A SRU é alguma marca de refrigerantes?"

Numa curta intervenção, quase em uníssono, falaram Rui Duarte e Mário Ruivo: “Da nossa parte, contribuiremos com o maior empenho. Estamos aqui com toda a abertura interpartidária. Um agradecimento a todos. Ressalvo a coragem da Dona Ermelinda.”

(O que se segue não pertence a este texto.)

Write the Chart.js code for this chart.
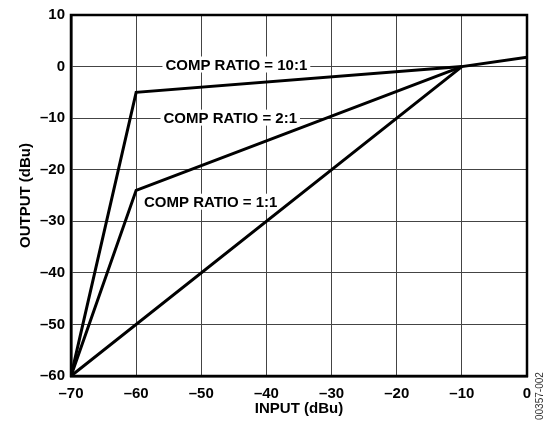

Terminou Armindo Gaspar com o seguinte: “Estamos a tentar reunir com toda a gente. Esta obrigação não nos cabe por inteiro, mas como a ACIC parece não existir, temos nós, APBC, de andar para a frente. Estamos todos a morrer na praia.
Muito obrigado a todos. Muito obrigado doutor Basílio Horta. Gostei muito de o ouvir. Até vou dormir mais descansado. Por favor, ajudem-nos!”

NOTAS DE RODAPÉ

POSITIVAS:

 Neste encontro, a estrela cintilante, quase como foi a estrela de Belém para os Reis Magos, foi sem dúvida Basílio Horta. Notou-se também que os dois deputados presentes, Rui Duarte e Mário Ruivo, tacitamente, arredaram-se para que os holofotes recaíssem sobre o ex-deputado do CDS/PP, provavelmente, porque a experiência deste deputado que já foi ministro fala mais alto. E convenceu mesmo.
Para o público em geral, à saída, davam-se por muito satisfeitos por terem deixado os seus estabelecimentos durante cerca de 90 minutos. Embora um ou outro enfatizasse assim: “ó pá, gostei mesmo do “tio Basílio”! Só espero que não me desiluda. Espero sinceramente que esteja a ser sincero e cumpra com o que prometeu!”

NEGATIVAS:

 A falta de comparência dos comerciantes. Quem pode entender este desprezo? Será que os 15 que estiveram na Junta de Freguesia estariam a fazer teatro? É evidente que não. Eu sei que não. Ando há vários anos a escrever sobre tudo isto que está a acontecer –disse lá isto mesmo. É incompreensível esta falta de comparência de quem está a morrer e, no mínimo, num egoísmo atroz, não estenda a mão para quem quer ajudar. Porca miséria! E mais não escrevo, porque estou a abusar da paciência do leitor. As minhas desculpas, mas considero o que está aqui escrito um documento para memória futura. Muito obrigado a quem chegou até aqui.